Although ICT is designed for the non-college bound student, it does give the academically capable an opportunity to pursue a formal objective at the college level. In any event, the student is better prepared to take his/her place as a contributing member of the community upon graduation from high school.
The student earns three credits toward graduation for each year spent in the ICT program. Classroom participation and on-the-job progress must be satisfactory in order to receive the proper credits. The student must also accumulate a minimum of 540 hours on the job during a single school year.
Related instruction is an important part of the overall ICT program:
Directly Related - Individual classroom instruction, which affects the student in his/her own job. Examples: A student working as an automobile mechanic would study mechanics at his/her own rate of speed in class. The second-year student would upgrade his/her study in mechanics or perhaps advance to a special phase such as hydraulics.
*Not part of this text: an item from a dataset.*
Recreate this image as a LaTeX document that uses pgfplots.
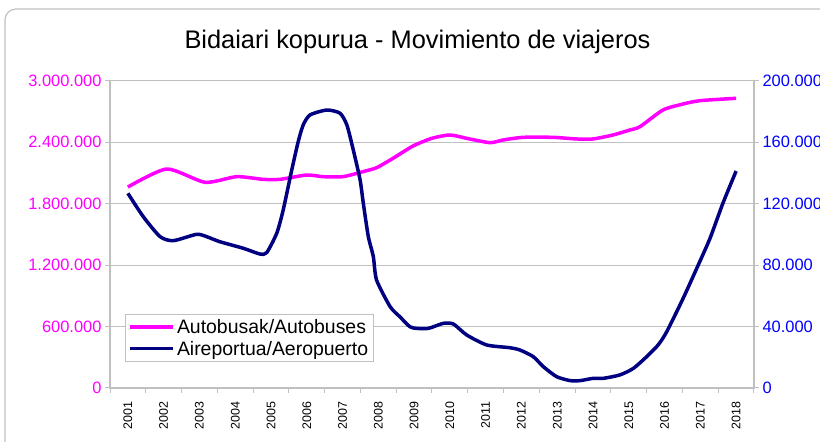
\documentclass[border=0pt]{standalone}
\usepackage{pgfplots}
\pgfplotsset{compat=1.18}
\usepackage{fontspec}
\setmainfont{Liberation Sans}
\definecolor{mag}{RGB}{255,0,255}
\definecolor{navy}{RGB}{0,0,128}
\definecolor{blu}{RGB}{0,0,255}
\definecolor{gridgray}{RGB}{192,192,192}
\begin{document}
\begin{tikzpicture}[x=1bp,y=1bp]
\useasboundingbox (0,0) rectangle (820,442);
\draw[gridgray, line width=1.2bp, rounded corners=11bp] (5,-30) rectangle (850,433);
\node[anchor=base, font=\fontsize{25.5}{30}\selectfont] at (417.5,393) {Bidaiari kopurua - Movimiento de viajeros};
\begin{axis}[
  at={(110bp,54bp)}, anchor=south west,
  width=644bp, height=307.3bp, scale only axis,
  xmin=2000.5, xmax=2018.5, ymin=0, ymax=3000000,
  xtick={2001,2002,2003,2004,2005,2006,2007,2008,2009,2010,2011,2012,2013,2014,2015,2016,2017,2018},
  xticklabels={2001,2002,2003,2004,2005,2006,2007,2008,2009,2010,2011,2012,2013,2014,2015,2016,2017,2018},
  minor xtick={2000.5,2001.5,...,2018.5},
  major x tick style={draw=none},
  minor tick length=5bp, major tick length=5bp,
  tick align=outside,
  xtick pos=bottom, ytick pos=left,
  ytick={0,600000,1200000,1800000,2400000,3000000},
  yticklabels={0,600.000,1.200.000,1.800.000,2.400.000,3.000.000},
  scaled y ticks=false,
  ymajorgrids, grid style={gridgray, line width=1bp},
  axis line style={gridgray, line width=1.2bp},
  tick style={gridgray, line width=1bp},
  yticklabel style={font=\fontsize{16.5}{19}\selectfont, text=mag},
  xticklabel style={rotate=90, anchor=east, font=\fontsize{12.5}{14}\selectfont, text=black},
  xticklabel shift=5bp,
  clip=false,
]
\addplot[mag, line width=3.5bp, line join=round, smooth, tension=0.4] coordinates {
(2001.0,1962000) (2002.085,2138000) (2003.155,2008000) (2004.041,2063000)
(2004.776,2037000) (2005.251,2037000) (2005.998,2079000) (2006.453,2063000)
(2007.012,2063000) (2007.571,2112000) (2007.954,2151000) (2008.409,2242000)
(2008.968,2362000) (2009.491,2437000) (2010.002,2470000) (2010.469,2437000)
(2011.12,2395000) (2011.484,2421000) (2012.043,2447000) (2012.881,2447000)
(2013.544,2431000) (2013.999,2431000) (2014.558,2470000) (2015.033,2519000)
(2015.313,2551000) (2015.956,2714000) (2016.515,2772000) (2016.99,2805000)
(2018.0,2828000)
};
\end{axis}
\begin{axis}[
  at={(110bp,54bp)}, anchor=south west,
  width=644bp, height=307.3bp, scale only axis,
  xmin=2000.5, xmax=2018.5, ymin=0, ymax=200000,
  axis x line=none, axis y line*=right,
  ytick={0,40000,80000,120000,160000,200000},
  yticklabels={0,40.000,80.000,120.000,160.000,200.000},
  scaled y ticks=false,
  tick align=outside, major tick length=5bp,
  axis line style={gridgray, line width=1.2bp},
  tick style={gridgray, line width=1bp},
  yticklabel style={font=\fontsize{16.5}{19}\selectfont, text=blu},
  clip=false,
  legend style={at={(0.0233,0.0846)}, anchor=south west, draw=gridgray, line width=1bp,
    font=\fontsize{19.5}{22}\selectfont, text=black, inner sep=3bp, row sep=2bp},
  legend cell align=left,
  legend image code/.code={\draw[#1] (0bp,0bp) -- (43bp,0bp);},
]
\addlegendimage{mag, line width=3.5bp}
\addlegendentry{Autobusak/Autobuses}
\addplot[navy, line width=3.5bp, line join=round, smooth, tension=0.4] coordinates {
(2001.0,126700) (2001.43,111500) (2001.9,98500) (2002.27,95900) (2002.92,100000)
(2003.2,98500) (2003.57,95200) (2004.23,90900) (2004.69,87200) (2004.88,88100)
(2005.16,100700) (2005.34,115800) (2005.58,141900) (2005.76,160300) (2005.9,171200)
(2006.09,177700) (2006.56,180900) (2006.93,178800) (2007.12,171200) (2007.3,154900)
(2007.49,135400) (2007.58,120200) (2007.72,98500) (2007.86,85500) (2007.95,70300)
(2008.33,52900) (2008.6,46400) (2008.88,39900) (2009.07,38800) (2009.4,38800)
(2009.82,42100) (2010.1,41600) (2010.47,34500) (2011.03,28000) (2011.68,26200)
(2011.96,24700) (2012.33,20400) (2012.61,13900) (2012.98,7400) (2013.36,4800)
(2013.64,4800) (2014.01,6300) (2014.29,6300) (2014.75,8500) (2015.13,12800)
(2015.5,20400) (2015.82,28000) (2016.06,36600) (2016.52,58400) (2016.9,77900)
(2017.27,97400) (2017.63,120200) (2018.0,141200)
};
\addlegendentry{Aireportua/Aeropuerto}
\end{axis}
\end{tikzpicture}
\end{document}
Generally Related - Classroom instruction that affects each student regardless of his/her chosen occupation. Examples: Everyone would study such topics as: personality traits; personal progress; good grooming; employer-employee relations; insurance; credit study; banking, saving and budgeting; contracts, investing, job applications; interviewing; and human relations. The second year of study is directed toward an understanding of the free enterprise system. Stress is placed on the study of the economic functions of business and the problems of management. Taxation and the effects of government on the operation of business and services are also examined.
In the final analysis, ICT attempts to instill in the student a conscientious attitude toward responsibilities on the job, and to coworkers, family, community, and self. This, plus the desire to further education in a chosen vocation, is considered essential to successful growth.